Xun Tang

Control theory studies the design strategies to deliver desired performance of the process of interest. Applications of control theory has benefited a wide range of fields from self-assembly to gene expression regulation.

In this talk, I will focus on a colloidal self-assembly system and a wound healing process to discuss the application of mathematical modeling, including both data-driven and first principle-based approaches and control theory, in tackling challenging issues with colloidal self-assembly and the regulation of biological processes. Specifically, I will talk about the current efforts from the group on developing a generalizable optimal control framework for the control of a high dimensional stochastic colloidal self-assembly process, especially on state representation and control inputs identification. I will also talk about the ongoing work on how we leverage model-based analysis and synthetic gene circuits to realize regulation of wound healing process. 

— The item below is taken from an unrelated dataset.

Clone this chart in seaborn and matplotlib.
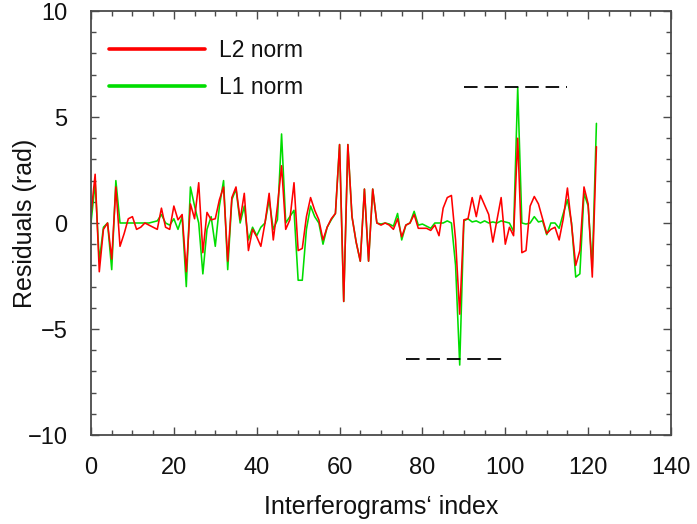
import numpy as np
import pandas as pd
import matplotlib
matplotlib.use("Agg")
import matplotlib.pyplot as plt
from matplotlib.ticker import MultipleLocator
import seaborn as sns

# ---- data ----
l2_norm = [0.4, 2.3, -2.3, -0.3, 0.0, -1.7, 1.7, -1.1, -0.5, 0.2,
           0.3, -0.3, -0.2, 0.0, -0.1, -0.2, -0.3, 0.7, -0.2, -0.3,
           0.8, 0.15, 0.4, -2.3, 0.9, 0.2, 1.9, -1.4, 0.5, 0.15,
           0.2, 1.1, 1.7, -1.8, 1.2, 1.7, 0.15, 1.4, -1.3, -0.3,
           -0.65, -1.1, 0.0, 1.4, -0.8, 0.8, 2.7, -0.3, 0.15, 1.9,
           -1.3, -1.2, 0.3, 1.2, 0.6, 0.15, -0.8, -0.2, 0.2, 0.45,
           3.7, -3.7, 3.7, 0.3, -0.9, -1.8, 1.6, -1.8, 1.6, 0.0,
           -0.1, 0.0, -0.1, -0.3, 0.2, -0.65, -0.1, 0.0, 0.4, -0.25,
           -0.25, -0.25, -0.35, -0.1, -0.6, 0.7, 1.2, 1.3, -0.8, -4.3,
           0.15, 0.2, 1.2, 0.3, 1.3, 0.85, 0.4, -0.9, 0.15, 1.2,
           -1.0, -0.2, -0.6, 4.0, -1.4, -1.3, 0.8, 1.25, 0.9, 0.2,
           -0.5, -0.3, -0.2, -0.8, 0.2, 1.65, -0.1, -2.0, -1.3, 1.7,
           0.9, -2.55, 3.6]
l1_norm = [0.0, 1.9, -1.8, -0.2, 0.0, -2.2, 2.0, 0.0, 0.0, 0.0,
           0.0, 0.0, 0.0, 0.0, 0.0, 0.05, 0.1, 0.4, 0.0, -0.1,
           0.2, -0.3, 0.3, -3.0, 1.7, 0.8, 0.0, -2.4, -0.3, 0.3,
           -1.1, 0.8, 2.0, -2.2, 1.1, 1.6, 0.0, 0.8, -0.8, -0.2,
           -0.6, -0.2, 0.0, 1.1, -0.3, 0.15, 4.2, 0.0, 0.3, 0.6,
           -2.7, -2.7, -0.3, 0.8, 0.3, 0.0, -1.0, -0.2, 0.15, 0.45,
           3.7, -3.7, 3.7, 0.3, -0.9, -1.8, 1.6, -1.8, 1.6, 0.0,
           -0.05, 0.0, -0.05, -0.15, 0.45, -0.8, -0.1, 0.0, 0.55, -0.1,
           -0.05, -0.15, -0.25, 0.0, 0.0, 0.0, 0.1, 0.0, -2.0, -6.7,
           0.1, 0.2, 0.05, 0.1, 0.0, 0.1, 0.0, 0.05, 0.0, 0.1,
           0.05, 0.0, -0.4, 6.4, 0.0, -0.05, 0.0, 0.3, 0.05, 0.1,
           -0.55, 0.0, 0.0, -0.25, 0.45, 1.1, 0.0, -2.55, -2.4, 1.4,
           0.8, -2.1, 4.7]
index = list(range(len(l2_norm)))

series_labels = ["L2 norm", "L1 norm"]
upper_level = 6.4
upper_span = [90, 115]
lower_level = -6.4
lower_span = [76, 100]

x_ticks = [0, 20, 40, 60, 80, 100, 120, 140]
y_ticks = [-10, -5, 0, 5, 10]

RED = "#ff0000"
GREEN = "#00dd00"

sns.set_style("ticks")
plt.rcParams["font.family"] = ["Liberation Sans", "DejaVu Sans"]

fig = plt.figure(figsize=(6.97, 5.24), dpi=100)
ax = fig.add_axes([91 / 697, 1 - 435 / 524, 580 / 697, 424 / 524])

df = pd.DataFrame({"index": index, "L2": l2_norm, "L1": l1_norm})
sns.lineplot(data=df, x="index", y="L1", color=GREEN, lw=1.15, ax=ax,
             label=series_labels[1])
sns.lineplot(data=df, x="index", y="L2", color=RED, lw=1.15, ax=ax,
             label=series_labels[0])

ax.hlines(upper_level, upper_span[0], upper_span[1], colors="black",
          linestyles=(0, (7.5, 3.8)), lw=1.3)
ax.hlines(lower_level, lower_span[0], lower_span[1], colors="black",
          linestyles=(0, (7.5, 3.8)), lw=1.3)

ax.set_xlim(0, 140)
ax.set_ylim(-10, 10)
ax.set_xticks(x_ticks)
ax.set_yticks(y_ticks)
ax.xaxis.set_minor_locator(MultipleLocator(5))
ax.yaxis.set_minor_locator(MultipleLocator(1))

frame_col = "#4a4a4a"
for sp in ax.spines.values():
    sp.set_color(frame_col)
    sp.set_linewidth(1.3)
    sp.set_visible(True)

ax.tick_params(which="both", direction="in", top=True, right=True,
               color=frame_col, width=1.0, labelcolor="#111111")
ax.tick_params(which="major", length=6)
ax.tick_params(which="minor", length=3.5)
ax.tick_params(axis="x", which="major", pad=16, labelsize=17)
ax.tick_params(axis="y", which="major", pad=17, labelsize=17)

ax.set_xlabel("Interferograms\u2018 index", fontsize=18, color="#111111")
ax.set_ylabel("Residuals (rad)", fontsize=18, color="#111111")
ax.xaxis.set_label_coords(0.5, -0.142)
ax.yaxis.set_label_coords(-0.093, 0.5)

handles, labels = ax.get_legend_handles_labels()
order = [labels.index(s) for s in series_labels]
leg = ax.legend([handles[i] for i in order], [labels[i] for i in order],
                loc="upper left", bbox_to_anchor=(-0.005, 0.983),
                frameon=False, fontsize=16.5, handlelength=4.2,
                handletextpad=0.6, labelspacing=0.62)
for ln in leg.get_lines():
    ln.set_linewidth(2.6)
for t in leg.get_texts():
    t.set_color("#111111")

fig.savefig("out.png", dpi=100)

Dr. Xun Tang obtained his B.S. in Chemical Engineering from University at Buffalo in 2011, and Ph.D. in Chemical Engineering from Georgia Tech in 2016, with his thesis work focused on optimal control for colloidal self-assembly. He then worked at postdoc at UC Riverside and Penn State University, before he joined Ford as a research engineer in 2018.

Since 2020, Dr. Xun Tang joined the Cain Department of Chemical Engineering at Louisiana State University as a tenure track Assistant Professor. The current focus of research in his lab is on machine learning, optimal control, molecular self-assembly, and synthetic biology. 

• Time: 11:00 AM
• Location: 206 Furnas Hall